Syncookies are not enabled by default and enabling them will override the value in tcp_max_syn_backlog, but it won’t hurt you to increase it anyway:

# echo 1 > /proc/sys/net/ipv4/tcp_syncookies

Most distributions include a “local” script that runs at the end of init, yours may have one specifically for the firewall. On Gentoo I put these rules in /etc/conf.d/local.start and on ClearOS /etc/rc.d/rc.firewall.local. Note that since NAT doesn’t handle the connections themselves and only passes them through, simply turning on syncookies in your firewall will not protect everything behind it.

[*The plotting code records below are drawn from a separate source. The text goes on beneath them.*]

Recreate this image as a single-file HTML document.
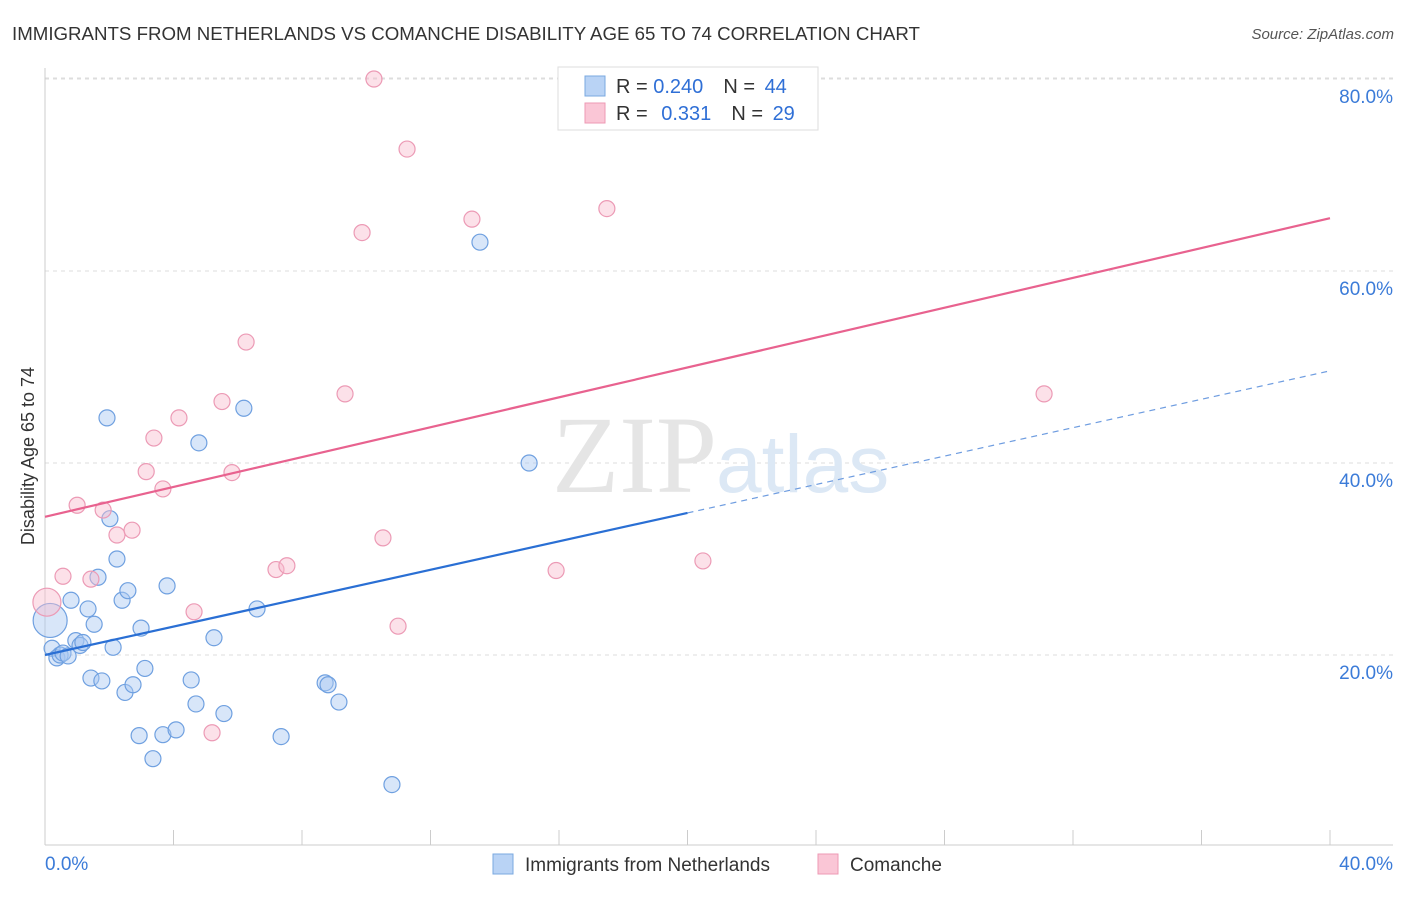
<!DOCTYPE html>
<html><head><meta charset="utf-8"><style>
body{margin:0;background:#fff;font-family:"Liberation Sans",sans-serif}
svg text{font-family:"Liberation Sans",sans-serif}
</style></head><body>
<svg width="1406" height="892">
<text x="12" y="40" font-size="18.7" fill="#333">IMMIGRANTS FROM NETHERLANDS VS COMANCHE DISABILITY AGE 65 TO 74 CORRELATION CHART</text>
<text x="1394" y="39" font-size="15" fill="#555" text-anchor="end" font-style="italic">Source: ZipAtlas.com</text>
<g id="grid"></g>
<g id="axes"></g>
<text x="552" y="492" font-size="110" fill="#e5e5e5" style="font-family:'Liberation Serif',serif">ZIP</text>
<text x="716" y="492" font-size="82" fill="#dce8f5">atlas</text>
<g id="marks"></g>
<text transform="translate(34,456) rotate(-90)" font-size="18" fill="#333" text-anchor="middle">Disability Age 65 to 74</text>
<g>
<rect x="558" y="67" width="260" height="63" fill="#fff" stroke="#ddd"/>
<rect x="585" y="76" width="20" height="20" fill="#b9d3f5" stroke="#7aa8e0"/>
<rect x="585" y="103" width="20" height="20" fill="#fac6d6" stroke="#ee99b4"/>
<text x="616" y="93" font-size="20" fill="#333">R = <tspan fill="#2f6fd6">0.240</tspan><tspan dx="20">N = </tspan><tspan dx="4" fill="#2f6fd6">44</tspan></text>
<text x="616" y="120" font-size="20" fill="#333">R = <tspan dx="8" fill="#2f6fd6">0.331</tspan><tspan dx="20">N = </tspan><tspan dx="4" fill="#2f6fd6">29</tspan></text>
</g>
<g>
<rect x="493" y="854" width="20" height="20" fill="#b9d3f5" stroke="#7aa8e0"/>
<text x="525" y="871" font-size="19" fill="#333">Immigrants from Netherlands</text>
<rect x="818" y="854" width="20" height="20" fill="#fac6d6" stroke="#ee99b4"/>
<text x="850" y="871" font-size="19" fill="#333">Comanche</text>
</g>
</svg>
<script>
const blueX=[0.16,0.22,0.37,0.47,0.56,0.72,0.81,0.96,1.09,1.18,1.34,1.43,1.53,1.65,1.77,1.93,2.02,2.12,2.24,2.40,2.49,2.58,2.74,2.93,2.99,3.11,3.36,3.67,3.80,4.08,4.55,4.70,4.79,5.26,5.57,6.19,6.60,7.35,8.72,8.81,9.15,10.80,13.54,15.07];
const blueY=[23.6,20.7,19.7,20.0,20.2,19.9,25.7,21.5,21.0,21.3,24.8,17.6,23.2,28.1,17.3,44.7,34.2,20.8,30.0,25.7,16.1,26.7,16.9,11.6,22.8,18.6,9.2,11.7,27.2,12.2,17.4,14.9,42.1,21.8,13.9,45.7,24.8,11.5,17.1,16.9,15.1,6.5,63.0,40.0];
const pinkX=[0.06,0.56,1.0,1.43,1.81,2.24,2.71,3.15,3.39,3.67,4.17,4.64,5.2,5.51,5.82,6.26,7.19,7.53,9.34,9.87,10.24,10.52,10.99,11.27,13.29,15.91,17.49,20.48,31.1];
const pinkY=[25.5,28.2,35.6,27.9,35.1,32.5,33.0,39.1,42.6,37.3,44.7,24.5,11.9,46.4,39.0,52.6,28.9,29.3,47.2,64.0,80.0,32.2,23.0,72.7,65.4,28.8,66.5,29.8,47.2];
const yTicks=[20,40,60,80];
const yTickLabels=["20.0%","40.0%","60.0%","80.0%"];
const blueTrend=[20.0,49.6];
const pinkTrend=[34.4,65.5];
const NS="http://www.w3.org/2000/svg";
const X=v=>45+v*32.125, Y=v=>847-v*9.6;
function mk(t,a,p){const e=document.createElementNS(NS,t);for(const k in a)e.setAttribute(k,a[k]);p.appendChild(e);return e;}
const grid=document.getElementById('grid'),axes=document.getElementById('axes'),marks=document.getElementById('marks');
yTicks.forEach((t,i)=>{const l=mk('line',{x1:45,x2:1393,y1:Y(t),y2:Y(t),stroke:'#ddd','stroke-dasharray':'4,4'},grid);


const tx=mk('text',{x:1393,y:Y(t)+24,'font-size':19,fill:'#3b7bd8','text-anchor':'end'},axes);tx.textContent=yTickLabels[i];

});
mk('line',{x1:45,x2:1393,y1:78,y2:78,stroke:'#ddd','stroke-dasharray':'4,4'},grid);
mk('line',{x1:45,x2:45,y1:68,y2:845,stroke:'#ccc'},axes);
mk('line',{x1:45,x2:1393,y1:845,y2:845,stroke:'#ccc'},axes);
for(let i=1;i<=10;i++){mk('line',{x1:X(i*4),x2:X(i*4),y1:830,y2:845,stroke:'#ccc'},axes);}
let t0=mk('text',{x:45,y:870,'font-size':19,fill:'#3b7bd8'},axes);t0.textContent='0.0%';


let t1=mk('text',{x:1393,y:870,'font-size':19,fill:'#3b7bd8','text-anchor':'end'},axes);t1.textContent='40.0%';


function pts(xs,ys,fill,stroke,name,bigR){xs.forEach((x,i)=>{const c=mk('circle',{cx:X(x),cy:Y(ys[i]),r:i===0?bigR:8,fill:fill,'fill-opacity':0.45,stroke:stroke,'stroke-width':1.2},marks);

});}
pts(blueX,blueY,'#a9c8f2','#6fa0e0','blue-point',17);
pts(pinkX,pinkY,'#f8bccf','#ec9ab5','pink-point',14);
const bm=blueTrend[0]+(blueTrend[1]-blueTrend[0])*20/40;
let bl=mk('line',{x1:X(0),y1:Y(blueTrend[0]),x2:X(20),y2:Y(bm),stroke:'#2a6fd4','stroke-width':2.2},marks);


let bd=mk('line',{x1:X(20),y1:Y(bm),x2:X(40),y2:Y(blueTrend[1]),stroke:'#6f9de0','stroke-width':1.2,'stroke-dasharray':'6,5'},marks);


let pl=mk('line',{x1:X(0),y1:Y(pinkTrend[0]),x2:X(40),y2:Y(pinkTrend[1]),stroke:'#e8628f','stroke-width':2.2},marks);


</script>
</body></html>
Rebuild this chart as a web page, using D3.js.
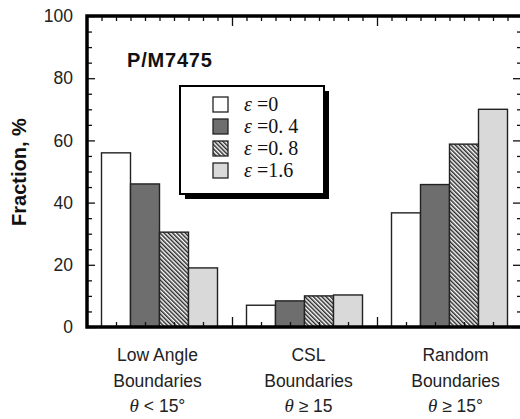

If you want to centralize or introduce a degree of separation between your SYN flood protection and regular servers you can use proxies, Squid and Apache both work in reverse and SOCKS proxies may work as well (don’t quote me on that).

I was caught with my pants down once; I hadn’t enabled syncookies on just one VM and it got SYN flooded (murphy’s law of course) and that’s a mistake you only make once. It underscored for me the importance of following some sort of thorough lockdown procedure before you deploy a new machine. That will be the subject of an upcoming article where I will attempt to compile a definitive checklist.

If you are running a virtualized environment or have the space for enough servers the easiest way to mitigate the harm a resource starvation attack can do to the continuity of your operations is to compartmentalize and space services out as much as possible. If you have a web server and a dns server 1-1 NATted to a public address and an attacker hits you on port 80 only the web server is going to lock up, your DNS and therefore mail and so on should continue to operate, until of course they figure it out. If you have to run DNS and mail and web and radius try to run them on different servers rather than one despite the overhead; when one plans a public-facing network one should think less in terms of bare economics and more in terms of capacity to absorb attack.